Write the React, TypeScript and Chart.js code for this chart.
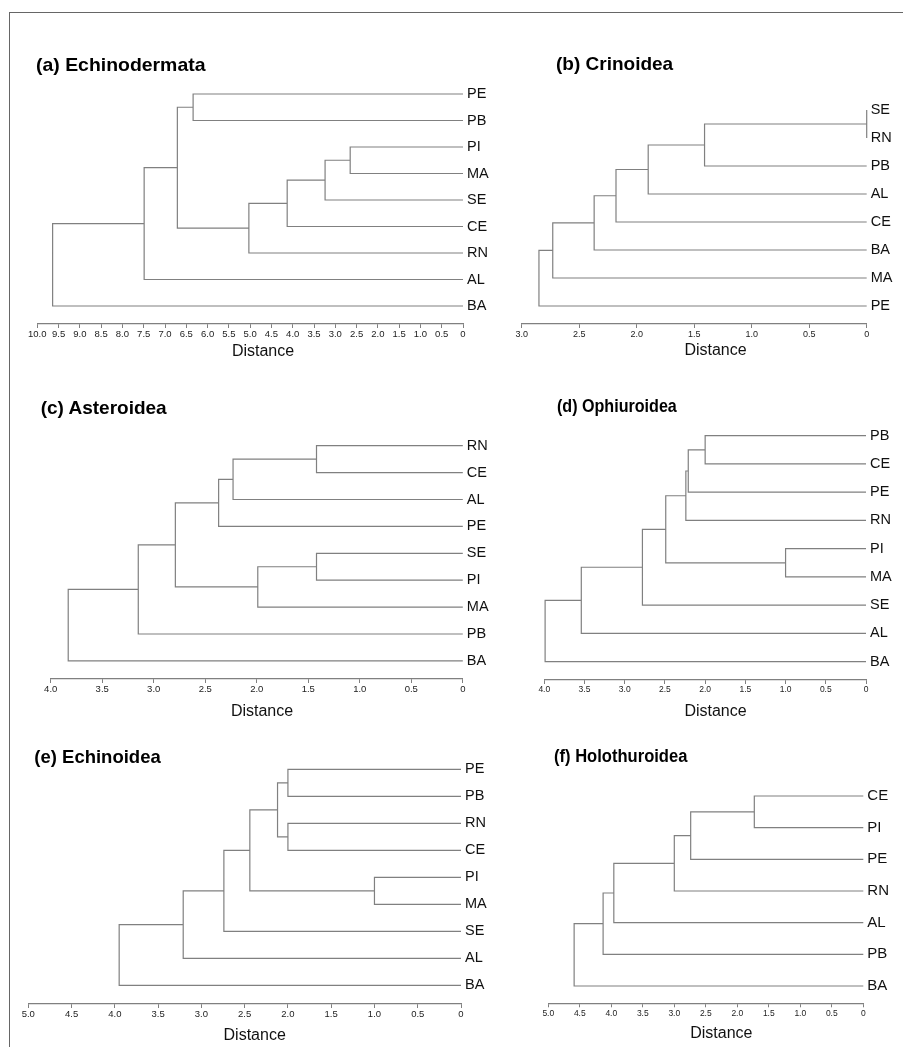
import React, { useEffect, useRef } from 'react';
import { Chart, registerables } from 'chart.js';

Chart.register(...registerables);

const FONT = "'Liberation Sans', Arial, Helvetica, sans-serif";
const LINE = '#808080';

type Ref = string | number;
type Merge = [Ref, Ref, number];

// ---- (a) Echinodermata ----
const leavesA = ['PE', 'PB', 'PI', 'MA', 'SE', 'CE', 'RN', 'AL', 'BA'];
const mergesA: Merge[] = [
  ['PE', 'PB', 6.34],
  ['PI', 'MA', 2.65],
  [1, 'SE', 3.24],
  [2, 'CE', 4.13],
  [3, 'RN', 5.03],
  [0, 4, 6.71],
  [5, 'AL', 7.49],
  [6, 'BA', 9.64],
];
const xMaxA = 10;

// ---- (b) Crinoidea ----
const leavesB = ['SE', 'RN', 'PB', 'AL', 'CE', 'BA', 'MA', 'PE'];
const mergesB: Merge[] = [
  ['SE', 'RN', 0],
  [0, 'PB', 1.41],
  [1, 'AL', 1.9],
  [2, 'CE', 2.18],
  [3, 'BA', 2.37],
  [4, 'MA', 2.73],
  [5, 'PE', 2.85],
];
const xMaxB = 3;

// ---- (c) Asteroidea ----
const leavesC = ['RN', 'CE', 'AL', 'PE', 'SE', 'PI', 'MA', 'PB', 'BA'];
const mergesC: Merge[] = [
  ['RN', 'CE', 1.42],
  [0, 'AL', 2.23],
  [1, 'PE', 2.37],
  ['SE', 'PI', 1.42],
  [3, 'MA', 1.99],
  [2, 4, 2.79],
  [5, 'PB', 3.15],
  [6, 'BA', 3.83],
];
const xMaxC = 4;

// ---- (d) Ophiuroidea ----
const leavesD = ['PB', 'CE', 'PE', 'RN', 'PI', 'MA', 'SE', 'AL', 'BA'];
const mergesD: Merge[] = [
  ['PB', 'CE', 2.0],
  [0, 'PE', 2.21],
  [1, 'RN', 2.24],
  ['PI', 'MA', 1.0],
  [2, 3, 2.49],
  [4, 'SE', 2.78],
  [5, 'AL', 3.54],
  [6, 'BA', 3.99],
];
const xMaxD = 4;

// ---- (e) Echinoidea ----
const leavesE = ['PE', 'PB', 'RN', 'CE', 'PI', 'MA', 'SE', 'AL', 'BA'];
const mergesE: Merge[] = [
  ['PE', 'PB', 2.0],
  ['RN', 'CE', 2.0],
  [0, 1, 2.12],
  ['PI', 'MA', 1.0],
  [2, 3, 2.44],
  [4, 'SE', 2.74],
  [5, 'AL', 3.21],
  [6, 'BA', 3.95],
];
const xMaxE = 5;

// ---- (f) Holothuroidea ----
const leavesF = ['CE', 'PI', 'PE', 'RN', 'AL', 'PB', 'BA'];
const mergesF: Merge[] = [
  ['CE', 'PI', 1.73],
  [0, 'PE', 2.74],
  [1, 'RN', 3.0],
  [2, 'AL', 3.96],
  [3, 'PB', 4.13],
  [4, 'BA', 4.59],
];
const xMaxF = 5;

const titles = [
  '(a) Echinodermata',
  '(b) Crinoidea',
  '(c) Asteroidea',
  '(d) Ophiuroidea',
  '(e) Echinoidea',
  '(f) Holothuroidea',
];

interface Panel {
  title: string;
  leaves: string[];
  merges: Merge[];
  xMax: number;
  box: [number, number, number, number]; // canvas left, top, width, height
  left: number; // pixel of xMax
  right: number; // pixel of 0
  y0: number; // pixel of first leaf
  step: number; // pixels between leaves
  axisY: number; // pixel of axis line
  tickSize: number;
  labelSize: number;
  titlePos: [number, number, number, number]; // left, centerY, fontSize, scaleX
  distPos: [number, number]; // centerX, centerY
}

const panels: Panel[] = [
  {
    title: titles[0], leaves: leavesA, merges: mergesA, xMax: xMaxA,
    box: [0, 0, 505, 350], left: 37.3, right: 463, y0: 94, step: 26.5, axisY: 324,
    tickSize: 9.5, labelSize: 14.5, titlePos: [36, 65.5, 18.5, 1.05], distPos: [263, 351],
  },
  {
    title: titles[1], leaves: leavesB, merges: mergesB, xMax: xMaxB,
    box: [500, 0, 403, 350], left: 521.7, right: 866.7, y0: 110, step: 28, axisY: 324,
    tickSize: 9, labelSize: 14.5, titlePos: [556, 63, 19, 1.0], distPos: [715.5, 350],
  },
  {
    title: titles[2], leaves: leavesC, merges: mergesC, xMax: xMaxC,
    box: [0, 350, 505, 355], left: 50.7, right: 462.8, y0: 445.7, step: 26.9, axisY: 679,
    tickSize: 9.5, labelSize: 14.5, titlePos: [40.7, 407.5, 19, 1.0], distPos: [262, 711],
  },
  {
    title: titles[3], leaves: leavesD, merges: mergesD, xMax: xMaxD,
    box: [500, 350, 403, 355], left: 544.3, right: 866, y0: 435.7, step: 28.25, axisY: 680,
    tickSize: 8.5, labelSize: 14.5, titlePos: [556.7, 405.7, 18.5, 0.87], distPos: [715.5, 711],
  },
  {
    title: titles[4], leaves: leavesE, merges: mergesE, xMax: xMaxE,
    box: [0, 705, 505, 342], left: 28.3, right: 461, y0: 769.3, step: 27, axisY: 1004,
    tickSize: 9.5, labelSize: 14.5, titlePos: [34.3, 756.7, 18.5, 1.0], distPos: [254.7, 1035],
  },
  {
    title: titles[5], leaves: leavesF, merges: mergesF, xMax: xMaxF,
    box: [500, 705, 403, 342], left: 548.3, right: 863.3, y0: 796, step: 31.67, axisY: 1003.3,
    tickSize: 8.5, labelSize: 15, titlePos: [554.3, 756, 18, 0.92], distPos: [721.3, 1032.5],
  },
];

function buildSegments(leaves: string[], merges: Merge[]) {
  const nodeX: number[] = [];
  const nodeY: number[] = [];
  const pos = (r: Ref) =>
    typeof r === 'number' ? { x: nodeX[r], y: nodeY[r] } : { x: 0, y: leaves.indexOf(r) };
  const pts: { x: number; y: number | null }[] = [];
  merges.forEach(([a, b, h], i) => {
    const pa = pos(a);
    const pb = pos(b);
    nodeX[i] = h;
    nodeY[i] = (pa.y + pb.y) / 2;
    pts.push(
      { x: pa.x, y: pa.y },
      { x: h, y: pa.y },
      { x: h, y: pb.y },
      { x: pb.x, y: pb.y },
      { x: h, y: null },
    );
  });
  return pts;
}

function Dendrogram({ p }: { p: Panel }) {
  const ref = useRef<HTMLCanvasElement>(null);
  const [bx, by, bw, bh] = p.box;
  useEffect(() => {
    if (!ref.current) return;
    const hx = by + bh - p.axisY;
    const wy = bx + bw - p.right;
    const chart = new Chart(ref.current, {
      type: 'line',
      data: {
        datasets: [
          {
            data: buildSegments(p.leaves, p.merges) as any,
            borderColor: LINE,
            borderWidth: 1.2,
            pointRadius: 0,
            fill: false,
            tension: 0,
            spanGaps: false,
            clip: false as any,
          },
        ],
      },
      options: {
        animation: false,
        responsive: false,
        events: [],
        layout: {
          padding: {
            left: p.left - bx,
            top: p.y0 - 0.6 * p.step - by,
            right: 0,
            bottom: 0,
          },
        },
        plugins: {
          legend: { display: false },
          tooltip: { enabled: false },
          title: { display: false },
        },
        scales: {
          x: {
            type: 'linear',
            position: 'bottom',
            reverse: true,
            min: 0,
            max: p.xMax,
            ticks: {
              stepSize: 0.5,
              autoSkip: false,
              maxRotation: 0,
              minRotation: 0,
              padding: 1,
              color: '#222',
              font: { family: FONT, size: p.tickSize },
              callback: (v: any) => (Number(v) === 0 ? '0' : Number(v).toFixed(1)),
            },
            grid: {
              display: true,
              drawOnChartArea: false,
              drawTicks: true,
              tickLength: 4,
              color: LINE,
              lineWidth: 1,
            },
            border: { display: true, color: LINE, width: 1.2 },
            afterFit: (s: any) => {
              s.height = hx;
              s.paddingLeft = 0;
              s.paddingRight = 0;
            },
          } as any,
          y: {
            type: 'linear',
            position: 'right',
            reverse: true,
            min: -0.6,
            max: (p.axisY - p.y0) / p.step,
            afterBuildTicks: (s: any) => {
              s.ticks = p.leaves.map((_, i) => ({ value: i }));
            },
            ticks: {
              autoSkip: false,
              padding: 4,
              color: '#111',
              font: { family: FONT, size: p.labelSize },
              callback: (v: any) => p.leaves[Number(v)] ?? '',
            },
            grid: { display: false, drawTicks: false },
            border: { display: false },
            afterFit: (s: any) => {
              s.width = wy;
              s.paddingTop = 0;
              s.paddingBottom = 0;
            },
          } as any,
        },
      },
    });
    return () => chart.destroy();
  }, [p]);

  const [tx, ty, ts, tsx] = p.titlePos;
  return (
    <>
      <canvas
        ref={ref}
        width={bw}
        height={bh}
        style={{ position: 'absolute', left: bx, top: by, width: bw, height: bh }}
      />
      <div
        style={{
          position: 'absolute',
          left: tx,
          top: ty - 0.4885 * ts,
          font: `bold ${ts}px ${FONT}`,
          lineHeight: `${ts}px`,
          whiteSpace: 'nowrap',
          color: '#000',
          transform: `scaleX(${tsx})`,
          transformOrigin: 'left center',
        }}
      >
        {p.title}
      </div>
      <div
        style={{
          position: 'absolute',
          left: p.distPos[0],
          top: p.distPos[1] - 0.4885 * 16,
          font: `16px ${FONT}`,
          lineHeight: '16px',
          whiteSpace: 'nowrap',
          color: '#111',
          transform: 'translateX(-50%)',
        }}
      >
        Distance
      </div>
    </>
  );
}

export default function App() {
  return (
    <div
      style={{
        position: 'absolute',
        left: 0,
        top: 0,
        width: 903,
        height: 1047,
        overflow: 'hidden',
        background: '#fff',
      }}
    >
      <div
        style={{
          position: 'absolute',
          left: 8.5,
          top: 11.5,
          width: 920,
          height: 1100,
          borderTop: '1.5px solid #666',
          borderLeft: '1.5px solid #666',
          boxSizing: 'border-box',
        }}
      />
      {panels.map((p) => (
        <Dendrogram key={p.title} p={p} />
      ))}
    </div>
  );
}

• [WHAT TO WORK ON] Exactly restate the lines from the beginning of the data through the line with "const xMaxA = 10;", and no others, keeping pictures out.

• [ANSWER TO THIS PROBLEM]
Write the React, TypeScript and Chart.js code for this chart.
import React, { useEffect, useRef } from 'react';
import { Chart, registerables } from 'chart.js';

Chart.register(...registerables);

const FONT = "'Liberation Sans', Arial, Helvetica, sans-serif";
const LINE = '#808080';

type Ref = string | number;
type Merge = [Ref, Ref, number];

// ---- (a) Echinodermata ----
const leavesA = ['PE', 'PB', 'PI', 'MA', 'SE', 'CE', 'RN', 'AL', 'BA'];
const mergesA: Merge[] = [
  ['PE', 'PB', 6.34],
  ['PI', 'MA', 2.65],
  [1, 'SE', 3.24],
  [2, 'CE', 4.13],
  [3, 'RN', 5.03],
  [0, 4, 6.71],
  [5, 'AL', 7.49],
  [6, 'BA', 9.64],
];
const xMaxA = 10;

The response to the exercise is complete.